The Sharks are gambling that ASADA does not have sufficient evidence against them, basically taking the view: We don't know what drugs we took, and the people who injected us aren't talking either. The NRL appears to be supporting them in this stance, insisting the players should be allowed their common law right not to incriminate themselves.
After all, the Cronulla players' NRL contract obliges them to co-operate with ASADA, and this could be interpreted as reporting for an interview. If David Gallop were still in charge at the NRL, it would be different.
Gallop is deputy chairman of the Australian Sports Commission - the federal government's sport funding and policy arm - meaning he would feel obliged to demand Cronulla comply with all the requests of another federal government body. However, another lawyer and former chairman of an NRL club, Newcastle's Michael Hill, supports the Cronulla players' stance, pointing out they already have short careers. ''The players also have the moral and legal backing of 200 years of the Australian system of law, that is, that if you accuse someone of doing something, you have to prove it,'' Hill said.
A player's contractual obligation to co-operate with ASADA is different to WADA's ''substantial assistance'' clause. This applies only to players who plead guilty and seek a 75 per cent reduction in their sanction, taking it from two years to six months. Although the Cronulla and Essendon cases are mirror images of each other, the codes are poles apart in their dealings with ASADA. From the outset, when Essendon announced they had invited the AFL and ASADA to investigate them for doping violations, all the parties have been on the same page. When an Essendon player is interviewed, in attendance are representatives of the AFL integrity unit, ASADA, player managers and the AFL Players’ Association.
If all the Essendon players agree on the circumstances of the injections they were given and provide the same evidence to ASADA, they could scarcely be accused of ‘‘dobbing in a teammate’’. It is possible all the guilty Essendon players could be served with six-month suspensions beginning October 1 and concluding a couple of games into the 2014 season. However, the AFL, Essendon and ASADA can’t effectively massage an agreed penalty.
ASADA must supply an independent body, the Anti-Doping Rule Violation Panel, with a brief of evidence and a recommended course of action. It will ask the ADRVP to list the player/coach/trainer on ASADA’s Register of Findings, the official instrument which lays a charge against him/her.
The ADRVP reviews the evidence and will say yes, no, or instruct ASADA to collect more material. Assuming it says yes, ASADA sends a letter to the player/coach/trainer informing him he has a case to answer.
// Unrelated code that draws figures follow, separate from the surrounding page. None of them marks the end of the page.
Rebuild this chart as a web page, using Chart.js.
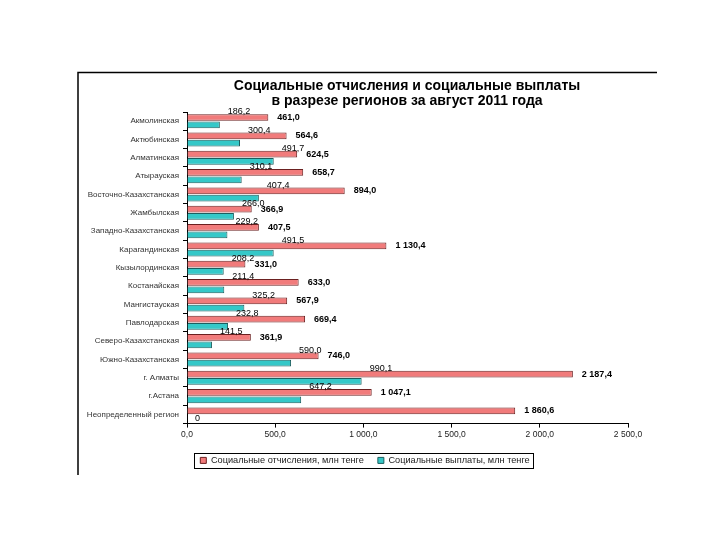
<!DOCTYPE html>
<html>
<head>
<meta charset="utf-8">
<script src="https://cdn.jsdelivr.net/npm/chart.js@4"></script>
<style>
  html, body { margin: 0; padding: 0; background: #fff; }
  #wrap { width: 720px; height: 540px; }
</style>
</head>
<body>
<div id="wrap"><canvas id="chart"></canvas></div>
<script>
// Регионы (сверху вниз)
const regions = [
    'Акмолинская', 'Актюбинская', 'Алматинская', 'Атырауская', 'Восточно-Казахстанская',
    'Жамбылская', 'Западно-Казахстанская', 'Карагандинская', 'Кызылординская', 'Костанайская',
    'Мангистауская', 'Павлодарская', 'Северо-Казахстанская', 'Южно-Казахстанская',
    'г. Алматы', 'г.Астана', 'Неопределенный регион'
];
// Социальные отчисления, млн тенге
const otchisleniya = [461.0, 564.6, 624.5, 658.7, 894.0, 366.9, 407.5, 1130.4, 331.0, 633.0,
    567.9, 669.4, 361.9, 746.0, 2187.4, 1047.1, 1860.6];
// Социальные выплаты, млн тенге
const vyplaty = [186.2, 300.4, 491.7, 310.1, 407.4, 266.0, 229.2, 491.5, 208.2, 211.4,
    325.2, 232.8, 141.5, 590.0, 990.1, 647.2, 0];
const xTicks = [0, 500, 1000, 1500, 2000, 2500];

const seriesNames = ['Социальные отчисления, млн тенге', 'Социальные выплаты, млн тенге'];
const titleLines = ['Социальные отчисления и социальные выплаты', 'в разрезе регионов за август 2011 года'];

// формат "1 130,4"
function fmt(v) {
    const s = Math.abs(v).toFixed(1).split('.');
    const int = s[0].replace(/\B(?=(\d{3})+(?!\d))/g, ' ');
    return (v < 0 ? '-' : '') + int + ',' + s[1];
}

const FONT = '"Liberation Sans", Arial, sans-serif';

// заголовок, рамка и рамка легенды
const decorPlugin = {
    id: 'decor',
    beforeDraw(chart) {
        const ctx = chart.ctx;
        ctx.save();
        ctx.strokeStyle = '#000';
        ctx.lineWidth = 1.5;
        ctx.beginPath();
        ctx.moveTo(78, 475);
        ctx.lineTo(78, 72.5);
        ctx.lineTo(657, 72.5);
        ctx.stroke();
        ctx.fillStyle = '#000';
        ctx.font = 'bold 14px ' + FONT;
        ctx.textAlign = 'center';
        ctx.textBaseline = 'middle';
        ctx.fillText(titleLines[0], 407, 86);
        ctx.fillText(titleLines[1], 407, 101);
        ctx.restore();
    },
    afterDraw(chart) {
        const boxes = chart.legend.legendHitBoxes;
        if (!boxes || !boxes.length) return;
        let l = Infinity, r = -Infinity, t = Infinity, b = -Infinity;
        boxes.forEach(h => {
            l = Math.min(l, h.left); r = Math.max(r, h.left + h.width);
            t = Math.min(t, h.top); b = Math.max(b, h.top + h.height);
        });
        const ctx = chart.ctx;
        ctx.save();
        ctx.strokeStyle = '#000';
        ctx.lineWidth = 1;
        ctx.strokeRect(Math.round(l - 6) + 0.5, Math.round(t - 3) + 0.5, Math.round(r - l + 10), Math.round(b - t + 6));
        ctx.restore();
    }
};

// подписи значений
const labelsPlugin = {
    id: 'valueLabels',
    afterDatasetsDraw(chart) {
        const ctx = chart.ctx;
        ctx.save();
        ctx.fillStyle = '#000';
        ctx.textAlign = 'left';
        ctx.textBaseline = 'middle';
        chart.data.datasets.forEach((ds, di) => {
            const meta = chart.getDatasetMeta(di);
            meta.data.forEach((el, i) => {
                const v = ds.data[i];
                if (di === 0) {
                    ctx.font = 'bold 9px ' + FONT;
                    ctx.fillText(fmt(v), el.x + 9, el.y);
                } else {
                    ctx.font = '9px ' + FONT;
                    if (v === 0) {
                        ctx.fillText('0', el.x + 8, el.y);
                    } else {
                        ctx.fillText(fmt(v), el.x + 8, el.y - 13);
                    }
                }
            });
        });
        ctx.restore();
    }
};

new Chart(document.getElementById('chart'), {
    type: 'bar',
    data: {
        labels: regions,
        datasets: [
            {
                label: seriesNames[0],
                data: otchisleniya,
                backgroundColor: '#F17B7B',
                borderColor: '#6B2020',
                borderWidth: 1,
                categoryPercentage: 0.8,
                barPercentage: 0.92
            },
            {
                label: seriesNames[1],
                data: vyplaty,
                backgroundColor: '#35C8C8',
                borderColor: '#1C5E5E',
                borderWidth: 1,
                categoryPercentage: 0.8,
                barPercentage: 0.92
            }
        ]
    },
    options: {
        indexAxis: 'y',
        responsive: true,
        maintainAspectRatio: false,
        animation: false,
        layout: { padding: { left: 102, right: 92, top: 112, bottom: 65 } },
        plugins: {
            title: { display: false },
            tooltip: { enabled: false },
            legend: {
                position: 'bottom',
                labels: {
                    font: { family: FONT, size: 9.2 },
                    color: '#222',
                    boxWidth: 6,
                    boxHeight: 6,
                    padding: 14,
                    useBorderRadius: false
                }
            }
        },
        scales: {
            x: {
                min: 0,
                max: 2500,
                afterBuildTicks(scale) { scale.ticks = xTicks.map(v => ({ value: v })); },
                ticks: {
                    callback: v => fmt(v),
                    font: { family: FONT, size: 8.5 },
                    color: '#222',
                    padding: 2,
                    maxRotation: 0
                },
                grid: { drawOnChartArea: false, color: '#000', tickLength: 4 },
                border: { color: '#000', width: 1 }
            },
            y: {
                afterFit(scale) {
                    scale.width = 85;
                    // длинные подписи выходят за левый край оси — не обрезать
                    scale._computeLabelArea = () => undefined;
                },
                ticks: {
                    font: { family: FONT, size: 8 },
                    color: '#333',
                    padding: 4,
                    autoSkip: false
                },
                grid: { drawOnChartArea: false, color: '#000', tickLength: 4, offset: true },
                border: { color: '#000', width: 1 }
            }
        }
    },
    plugins: [decorPlugin, labelsPlugin]
});
</script>
</body>
</html>
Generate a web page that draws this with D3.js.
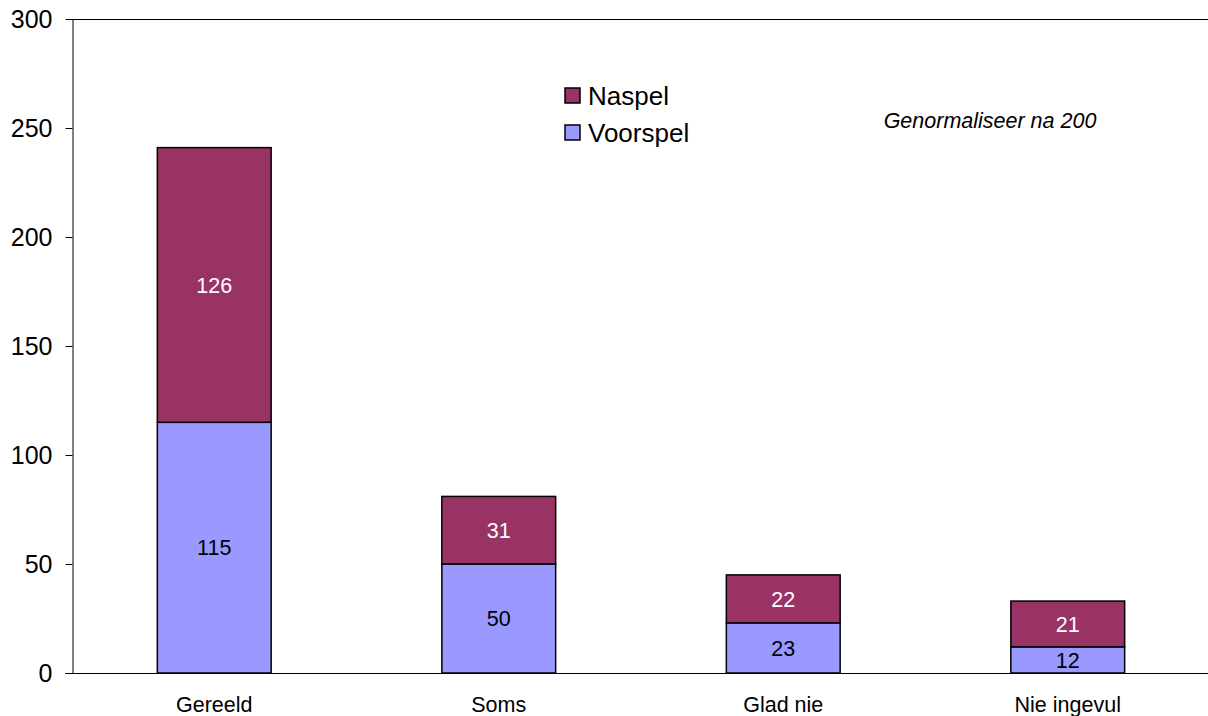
<!DOCTYPE html>
<html>
<head>
<meta charset="utf-8">
<script src="https://cdn.jsdelivr.net/npm/d3@7"></script>
<style>
  body { margin: 0; background: #fff; }
  svg { display: block; font-family: "Liberation Sans", Arial, sans-serif; }
</style>
</head>
<body>
<svg width="1208" height="716"></svg>
<script>
// data
var categories = ["Gereeld", "Soms", "Glad nie", "Nie ingevul"];
var voorspel = [115, 50, 23, 12];
var naspel = [126, 31, 22, 21];
var yTicks = [0, 50, 100, 150, 200, 250, 300];
var seriesNames = ["Naspel", "Voorspel"];
var seriesColors = { "Voorspel": "#9999ff", "Naspel": "#993366" };
var labelColors = { "Voorspel": "#000", "Naspel": "#fff" };

var svg = d3.select("svg"),
    plotLeft = 72, plotTop = 19, plotBottom = 673, plotRight = 1210;

var x = d3.scaleBand()
    .domain(categories)
    .range([plotLeft, plotRight])
    .paddingInner(0.6)
    .paddingOuter(0.3);

var y = d3.scaleLinear()
    .domain([0, 300])
    .range([plotBottom, plotTop]);

var rows = categories.map(function (c, i) {
    return { cat: c, Voorspel: voorspel[i], Naspel: naspel[i] };
});

var layers = d3.stack().keys(["Voorspel", "Naspel"])(rows);

// top border of the plot area
svg.append("line")
    .attr("x1", plotLeft).attr("x2", 1208)
    .attr("y1", plotTop + 0.5).attr("y2", plotTop + 0.5)
    .attr("stroke", "#000");

// y axis
var yAxis = svg.append("g")
    .attr("transform", "translate(" + (plotLeft + 0.5) + ",0)")
    .call(d3.axisLeft(y).tickValues(yTicks).tickSize(7).tickPadding(13).tickSizeOuter(0));
yAxis.select(".domain").attr("stroke", "#000");
yAxis.selectAll(".tick line").attr("stroke", "#000");
yAxis.selectAll("text")
    .attr("font-size", 25)
    .attr("font-family", "Liberation Sans, Arial, sans-serif")
    .attr("fill", "#000");

// bars
var g = svg.append("g");
layers.forEach(function (layer) {
    var key = layer.key;
    g.selectAll(".bar-" + key)
        .data(layer)
        .enter().append("rect")
        .attr("class", "bar-" + key)
        .attr("x", function (d) { return x(d.data.cat); })
        .attr("y", function (d) { return y(d[1]); })
        .attr("width", x.bandwidth())
        .attr("height", function (d) { return y(d[0]) - y(d[1]); })
        .attr("fill", seriesColors[key])
        .attr("stroke", "#000")
        .attr("stroke-width", 1.5);

    g.selectAll(".lab-" + key)
        .data(layer)
        .enter().append("text")
        .attr("class", "lab-" + key)
        .attr("x", function (d) { return x(d.data.cat) + x.bandwidth() / 2; })
        .attr("y", function (d) { return (y(d[0]) + y(d[1])) / 2; })
        .attr("dy", "0.36em")
        .attr("text-anchor", "middle")
        .attr("font-size", 21.5)
        .attr("fill", labelColors[key])
        .text(function (d) { return d.data[key]; });
});

// x axis baseline
svg.append("line")
    .attr("x1", plotLeft - 7).attr("x2", 1208)
    .attr("y1", plotBottom + 0.5).attr("y2", plotBottom + 0.5)
    .attr("stroke", "#000");

svg.append("g").selectAll("text")
    .data(categories)
    .enter().append("text")
    .attr("x", function (d) { return x(d) + x.bandwidth() / 2; })
    .attr("y", 712)
    .attr("text-anchor", "middle")
    .attr("font-size", 21.5)
    .text(function (d) { return d; });

// legend
var legend = svg.append("g").selectAll("g")
    .data(seriesNames)
    .enter().append("g")
    .attr("transform", function (d, i) { return "translate(565," + (88 + i * 37) + ")"; });
legend.append("rect")
    .attr("width", 15).attr("height", 15)
    .attr("fill", function (d) { return seriesColors[d]; })
    .attr("stroke", "#000")
    .attr("stroke-width", 1.5);
legend.append("text")
    .attr("x", 23).attr("y", 8)
    .attr("dy", "0.36em")
    .attr("font-size", 26)
    .text(function (d) { return d; });

// note
svg.append("text")
    .attr("x", 990).attr("y", 128)
    .attr("text-anchor", "middle")
    .attr("font-size", 21.5)
    .attr("font-style", "italic")
    .text("Genormaliseer na 200");
</script>
</body>
</html>
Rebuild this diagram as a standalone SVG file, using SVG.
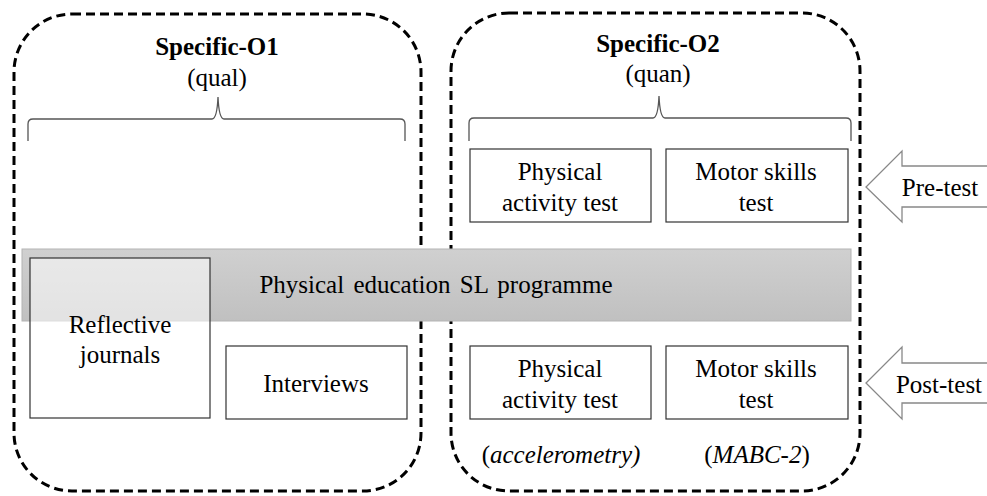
<svg xmlns="http://www.w3.org/2000/svg" width="987" height="496" viewBox="0 0 987 496">
<style>
.dash{fill:none;stroke:#000;stroke-width:3;stroke-dasharray:9 5}
.box{fill:#fff;stroke:#333;stroke-width:1.2}
.brace{fill:none;stroke:#555;stroke-width:1.3}
.arrow{fill:#fff;stroke:#888;stroke-width:1.3}
text{font-family:"Liberation Serif","Times New Roman",serif;font-size:25px;fill:#000;text-anchor:middle}
.b{font-weight:bold}
.i{font-style:italic}
</style>
<defs>
<linearGradient id="g" x1="0" y1="0" x2="0" y2="1">
<stop offset="0" stop-color="#d0d0d0"/>
<stop offset="0.5" stop-color="#c8c8c8"/>
<stop offset="1" stop-color="#c0c0c0"/>
</linearGradient>
</defs>
<g id="group-o1">
<rect class="dash" x="14" y="14" width="407" height="477" rx="58" ry="58"/>
<text class="b" x="217" y="55">Specific-O1</text>
<text x="217" y="86">(qual)</text>
<path class="brace" d="M28 141 L28 124 Q28 119 33 119 L212 119 Q217 119 218 97 Q219 119 224 119 L400 119 Q405 119 405 124 L405 141"/>
</g>
<g id="group-o2">
<rect class="dash" x="451" y="13" width="409" height="478" rx="58" ry="58"/>
<text class="b" x="658" y="52">Specific-O2</text>
<text x="658" y="82">(quan)</text>
<path class="brace" d="M469 141 L469 123 Q469 118 474 118 L653 118 Q658 118 659 96 Q660 118 665 118 L846 118 Q851 118 851 123 L851 141"/>
</g>
<g id="programme">
<rect x="22" y="249" width="829" height="72" fill="url(#g)" stroke="#b4b4b4" stroke-width="1"/>
<text x="436" y="293" word-spacing="3">Physical education SL programme</text>
</g>
<g id="reflective-journals">
<rect x="30" y="258" width="180" height="160" fill="#fff" fill-opacity="0.55" stroke="#333" stroke-width="1.2"/>
<text x="120" y="333">Reflective</text>
<text x="120" y="363">journals</text>
</g>
<g id="interviews">
<rect class="box" x="226" y="346" width="181" height="73"/>
<text x="316" y="392">Interviews</text>
</g>
<g id="pa-pre">
<rect class="box" x="470" y="149" width="181" height="73"/>
<text x="560" y="180">Physical</text>
<text x="560" y="211">activity  test</text>
</g>
<g id="ms-pre">
<rect class="box" x="666" y="149" width="182" height="73"/>
<text x="756" y="180">Motor skills</text>
<text x="756" y="211">test</text>
</g>
<g id="pa-post">
<rect class="box" x="470" y="346" width="181" height="73"/>
<text x="560" y="377">Physical</text>
<text x="560" y="408">activity  test</text>
<text x="561" y="463">(<tspan class="i">accelerometry)</tspan></text>
</g>
<g id="ms-post">
<rect class="box" x="666" y="346" width="182" height="73"/>
<text x="756" y="377">Motor skills</text>
<text x="756" y="408">test</text>
<text x="757" y="463">(<tspan class="i">MABC-2</tspan>)</text>
</g>
<g id="connectors">
<g id="pre-test">
<path class="arrow" d="M988 166 L902 166 L902 151 L866 187 L902 222 L902 207 L988 207"/>
<text x="940" y="196">Pre-test</text>
</g>
<g id="post-test">
<path class="arrow" d="M988 363 L902 363 L902 347 L866 383 L902 419 L902 403 L988 403"/>
<text x="939" y="393">Post-test</text>
</g>
</g>
</svg>
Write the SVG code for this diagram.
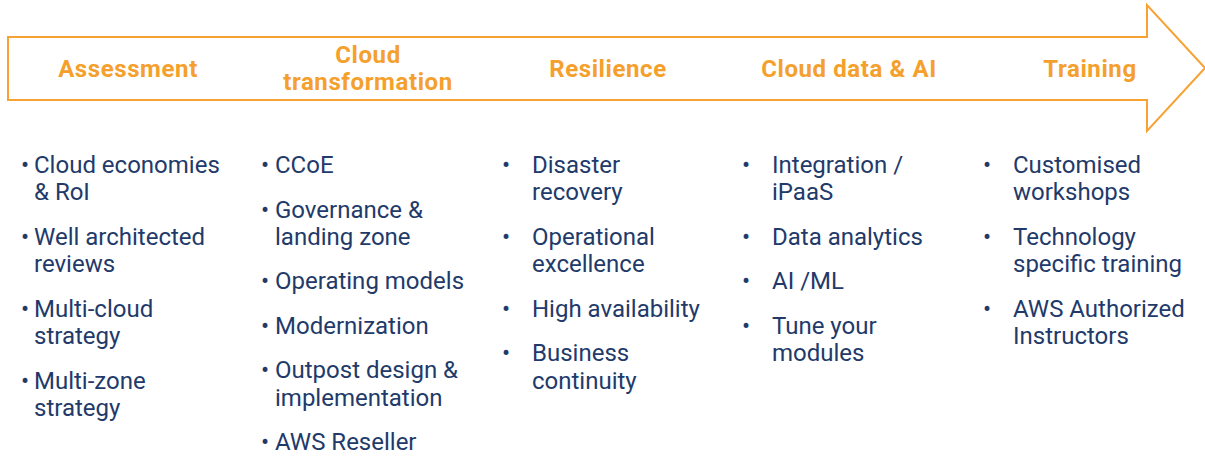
<svg xmlns="http://www.w3.org/2000/svg" width="1205" height="456" viewBox="0 0 1205 456">
<style>
.arrow{fill:#fff;stroke:#F7A233;stroke-width:2}
.hd{font-family:Roboto,"Liberation Sans",sans-serif;font-weight:700;font-size:24px;letter-spacing:0.6px;fill:#F5A02C;text-anchor:middle}
.it{font-family:Roboto,"Liberation Sans",sans-serif;font-size:24px;fill:#223A6A}
.bl{font-family:Roboto,"Liberation Sans",sans-serif;font-size:24px;fill:#223A6A;text-anchor:middle}
</style>
<rect width="1205" height="456" fill="#fff"/>
<g id="connectors">
<path class="arrow" d="M8,37 H1147 V5 L1205,68 L1147,131 V100 H8 Z"/>
</g>
<g id="assessment">
<text class="hd" x="128" y="77">Assessment</text>
<text class="bl" x="25" y="173">•</text>
<text class="it" x="34" y="173">Cloud economies</text>
<text class="it" x="34" y="200">&amp; RoI</text>
<text class="bl" x="25" y="245">•</text>
<text class="it" x="34" y="245">Well architected</text>
<text class="it" x="34" y="272">reviews</text>
<text class="bl" x="25" y="317">•</text>
<text class="it" x="34" y="317">Multi-cloud</text>
<text class="it" x="34" y="344">strategy</text>
<text class="bl" x="25" y="389">•</text>
<text class="it" x="34" y="389">Multi-zone</text>
<text class="it" x="34" y="416">strategy</text>
</g>
<g id="cloud-transformation">
<text class="hd" x="368" y="63">Cloud</text>
<text class="hd" x="368" y="90">transformation</text>
<text class="bl" x="265" y="173">•</text>
<text class="it" x="275" y="173">CCoE</text>
<text class="bl" x="265" y="218">•</text>
<text class="it" x="275" y="218">Governance &amp;</text>
<text class="it" x="275" y="245">landing zone</text>
<text class="bl" x="265" y="289">•</text>
<text class="it" x="275" y="289">Operating models</text>
<text class="bl" x="265" y="334">•</text>
<text class="it" x="275" y="334">Modernization</text>
<text class="bl" x="265" y="378">•</text>
<text class="it" x="275" y="378">Outpost design &amp;</text>
<text class="it" x="275" y="406">implementation</text>
<text class="bl" x="265" y="450">•</text>
<text class="it" x="275" y="450">AWS Reseller</text>
</g>
<g id="resilience">
<text class="hd" x="608" y="77">Resilience</text>
<text class="bl" x="506" y="173">•</text>
<text class="it" x="532" y="173">Disaster</text>
<text class="it" x="532" y="200">recovery</text>
<text class="bl" x="506" y="245">•</text>
<text class="it" x="532" y="245">Operational</text>
<text class="it" x="532" y="272">excellence</text>
<text class="bl" x="506" y="317">•</text>
<text class="it" x="532" y="317">High availability</text>
<text class="bl" x="506" y="361">•</text>
<text class="it" x="532" y="361">Business</text>
<text class="it" x="532" y="389">continuity</text>
</g>
<g id="cloud-data-ai">
<text class="hd" x="849" y="77">Cloud data &amp; AI</text>
<text class="bl" x="746" y="173">•</text>
<text class="it" x="772" y="173">Integration /</text>
<text class="it" x="772" y="200">iPaaS</text>
<text class="bl" x="746" y="245">•</text>
<text class="it" x="772" y="245">Data analytics</text>
<text class="bl" x="746" y="289">•</text>
<text class="it" x="772" y="289">AI /ML</text>
<text class="bl" x="746" y="334">•</text>
<text class="it" x="772" y="334">Tune your</text>
<text class="it" x="772" y="361">modules</text>
</g>
<g id="training">
<text class="hd" x="1090" y="77">Training</text>
<text class="bl" x="987" y="173">•</text>
<text class="it" x="1013" y="173">Customised</text>
<text class="it" x="1013" y="200">workshops</text>
<text class="bl" x="987" y="245">•</text>
<text class="it" x="1013" y="245">Technology</text>
<text class="it" x="1013" y="272">specific training</text>
<text class="bl" x="987" y="317">•</text>
<text class="it" x="1013" y="317">AWS Authorized</text>
<text class="it" x="1013" y="344">Instructors</text>
</g>
</svg>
A letter is also sent to the NRL/AFL informing them of the decision.
It is then the responsibility of the NRL/AFL to issue an infraction notice, summoning the player to its own tribunal.
This answers those who ask: Why doesn’t ASADA charge the Cronulla players? Why doesn’t the NRL/AFL charge them?
The Register of Findings is the automatic trigger to a charge, and neither ASADA nor the sporting body can do anything until it has been set.
There is one more complication. Because the dealings are with government bodies, an Administrative Appeals Tribunal sits in the middle of all this. The player has a right to take his case to the tribunal, and the NRL/AFL will wait to see if he does this before summoning him to their tribunal.
Hence, the possibility the Cronulla case could drag on to next year, while guilty Essendon players could be back on the field by round two next season.